With all of this digital adaptation, there comes a sense of homogenization. Data is so rich and free-flowing that it has vastly cut down the time it takes to conduct research. A new brand can access abundant third-party data to inform marketing strategy and eliminate months of precious time spent on research and testing.
However, because a lot of the guesswork is taken out of marketing decisions, the further the methodology evolves, it requires an increasingly skilled perspective to “pull the right levers,” if you will.
That’s where businesses, both new and old, can get hung up. It’s the notion of navigating the wide sea of third-party data and tools that exist and making the best decisions that will benefit the brand at that time in the most cost-efficient way. For a lot of brands, this means outsourcing professional digital marketing help.
One of the best benefits of the modernization of marketing in a digital format has been the accessibility and diversity inclusion that has been afforded to everyone.
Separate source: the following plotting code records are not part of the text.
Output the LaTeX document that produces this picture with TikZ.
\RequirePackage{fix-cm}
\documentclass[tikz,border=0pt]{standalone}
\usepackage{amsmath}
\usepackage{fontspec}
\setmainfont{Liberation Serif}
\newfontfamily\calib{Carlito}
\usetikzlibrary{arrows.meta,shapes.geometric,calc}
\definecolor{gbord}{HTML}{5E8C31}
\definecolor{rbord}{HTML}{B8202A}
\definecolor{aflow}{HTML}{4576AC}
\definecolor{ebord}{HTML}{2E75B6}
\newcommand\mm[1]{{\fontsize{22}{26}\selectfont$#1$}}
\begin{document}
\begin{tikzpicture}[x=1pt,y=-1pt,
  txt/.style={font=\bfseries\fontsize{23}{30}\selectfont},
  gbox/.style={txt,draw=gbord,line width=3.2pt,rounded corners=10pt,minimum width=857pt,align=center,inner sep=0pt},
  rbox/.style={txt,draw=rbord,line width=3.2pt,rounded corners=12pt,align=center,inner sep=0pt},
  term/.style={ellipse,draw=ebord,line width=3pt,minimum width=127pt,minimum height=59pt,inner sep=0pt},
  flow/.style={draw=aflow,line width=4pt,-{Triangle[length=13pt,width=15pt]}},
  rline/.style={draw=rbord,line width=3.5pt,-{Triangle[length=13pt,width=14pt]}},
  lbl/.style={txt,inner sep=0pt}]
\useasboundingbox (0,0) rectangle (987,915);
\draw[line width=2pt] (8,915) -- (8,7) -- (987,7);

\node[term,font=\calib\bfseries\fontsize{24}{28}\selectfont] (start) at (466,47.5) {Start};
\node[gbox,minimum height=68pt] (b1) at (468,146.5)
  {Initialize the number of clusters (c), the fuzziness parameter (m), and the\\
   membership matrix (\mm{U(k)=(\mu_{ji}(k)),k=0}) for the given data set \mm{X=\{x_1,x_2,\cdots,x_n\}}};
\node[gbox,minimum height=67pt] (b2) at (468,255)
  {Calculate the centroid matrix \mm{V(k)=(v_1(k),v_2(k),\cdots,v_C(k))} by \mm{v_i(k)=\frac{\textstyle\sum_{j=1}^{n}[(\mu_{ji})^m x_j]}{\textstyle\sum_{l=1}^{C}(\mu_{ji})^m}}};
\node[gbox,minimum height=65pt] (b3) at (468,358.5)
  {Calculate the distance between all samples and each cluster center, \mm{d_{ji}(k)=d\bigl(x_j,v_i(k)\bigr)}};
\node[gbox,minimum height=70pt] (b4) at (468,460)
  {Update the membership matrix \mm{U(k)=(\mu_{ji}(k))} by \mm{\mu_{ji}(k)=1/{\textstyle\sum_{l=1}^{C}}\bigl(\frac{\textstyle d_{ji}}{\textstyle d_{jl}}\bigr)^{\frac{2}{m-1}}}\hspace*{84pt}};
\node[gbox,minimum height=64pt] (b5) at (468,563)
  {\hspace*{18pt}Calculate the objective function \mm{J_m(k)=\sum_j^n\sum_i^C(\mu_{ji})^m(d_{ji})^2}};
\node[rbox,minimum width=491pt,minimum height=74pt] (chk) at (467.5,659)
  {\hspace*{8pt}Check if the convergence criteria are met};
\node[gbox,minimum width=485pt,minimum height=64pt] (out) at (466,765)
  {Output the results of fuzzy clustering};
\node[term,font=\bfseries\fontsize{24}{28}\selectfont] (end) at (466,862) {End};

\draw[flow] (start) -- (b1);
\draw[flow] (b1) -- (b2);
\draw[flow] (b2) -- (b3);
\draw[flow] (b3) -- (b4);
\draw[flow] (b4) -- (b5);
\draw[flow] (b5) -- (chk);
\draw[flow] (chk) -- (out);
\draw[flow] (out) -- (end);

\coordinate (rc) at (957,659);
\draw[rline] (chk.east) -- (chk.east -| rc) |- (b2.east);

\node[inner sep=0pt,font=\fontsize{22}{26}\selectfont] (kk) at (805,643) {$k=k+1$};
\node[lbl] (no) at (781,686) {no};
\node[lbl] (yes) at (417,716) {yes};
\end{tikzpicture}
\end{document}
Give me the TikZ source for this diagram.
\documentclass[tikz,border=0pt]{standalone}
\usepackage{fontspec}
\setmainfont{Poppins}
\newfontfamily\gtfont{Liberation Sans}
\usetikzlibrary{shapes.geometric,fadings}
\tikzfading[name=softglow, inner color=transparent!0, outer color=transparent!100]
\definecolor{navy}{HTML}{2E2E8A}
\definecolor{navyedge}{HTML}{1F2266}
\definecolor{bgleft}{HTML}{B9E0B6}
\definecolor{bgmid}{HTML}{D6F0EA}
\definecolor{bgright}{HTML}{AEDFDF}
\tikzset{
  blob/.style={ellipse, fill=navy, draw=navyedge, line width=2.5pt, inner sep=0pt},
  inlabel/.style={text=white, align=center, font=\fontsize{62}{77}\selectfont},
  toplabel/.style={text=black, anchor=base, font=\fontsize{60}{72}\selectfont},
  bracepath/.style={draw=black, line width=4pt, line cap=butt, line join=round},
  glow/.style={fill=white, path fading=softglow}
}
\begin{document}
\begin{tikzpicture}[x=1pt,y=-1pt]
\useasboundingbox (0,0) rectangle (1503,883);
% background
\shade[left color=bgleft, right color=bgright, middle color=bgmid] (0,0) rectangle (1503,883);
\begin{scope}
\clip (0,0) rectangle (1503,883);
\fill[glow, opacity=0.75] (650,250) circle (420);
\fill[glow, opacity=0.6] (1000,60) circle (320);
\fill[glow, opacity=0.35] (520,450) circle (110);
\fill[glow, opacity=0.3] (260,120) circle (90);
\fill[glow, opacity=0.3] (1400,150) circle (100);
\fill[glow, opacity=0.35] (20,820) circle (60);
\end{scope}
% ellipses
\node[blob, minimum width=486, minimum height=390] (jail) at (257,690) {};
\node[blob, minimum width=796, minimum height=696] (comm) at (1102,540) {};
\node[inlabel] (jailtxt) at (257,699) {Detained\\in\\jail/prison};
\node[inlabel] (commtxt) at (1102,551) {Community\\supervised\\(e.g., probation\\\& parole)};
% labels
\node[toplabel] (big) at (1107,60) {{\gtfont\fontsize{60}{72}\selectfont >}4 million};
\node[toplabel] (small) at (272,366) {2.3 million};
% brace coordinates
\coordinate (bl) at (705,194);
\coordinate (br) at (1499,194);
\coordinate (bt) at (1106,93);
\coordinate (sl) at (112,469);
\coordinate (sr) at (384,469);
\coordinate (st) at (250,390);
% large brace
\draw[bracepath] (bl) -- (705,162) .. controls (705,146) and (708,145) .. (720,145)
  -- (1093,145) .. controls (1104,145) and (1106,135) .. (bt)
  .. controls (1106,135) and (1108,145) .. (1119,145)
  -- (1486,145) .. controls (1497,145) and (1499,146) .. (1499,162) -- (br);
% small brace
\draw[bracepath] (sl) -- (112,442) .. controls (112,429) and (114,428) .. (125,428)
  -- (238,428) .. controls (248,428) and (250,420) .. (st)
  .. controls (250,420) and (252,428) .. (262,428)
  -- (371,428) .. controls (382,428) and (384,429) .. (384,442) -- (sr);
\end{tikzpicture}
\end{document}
When you combine the big data we’re able to harness with huge platforms like Google, YouTube, Facebook, or Amazon, we can begin to notice patterns of user activity that can shine a light on the biases we bring to the table as users. These biases are usually manifested by a variety of traits like gender and age preferences.
Digitalization has also opened the door to people from underrepresented communities. Thanks to online tools like digital networking and remote work, people who had previously not had the opportunity to build an advertising career now can do so. Now marketing teams experience more collaboration that ultimately creates marketing strategies that are more creative and applicable to all audiences — not just the elite few.
The digital marketing world is ever-evolving. With every new breakthrough, there also come issues and concerns regarding user privacy.
The mindset that all of us marketers must pledge to abide by is a wholesome and productive approach to delivering a message that doesn’t compromise anyone’s rights, which includes privacy. The hope is that the net outcome is a more unified, connected, and safe climate in the digital world.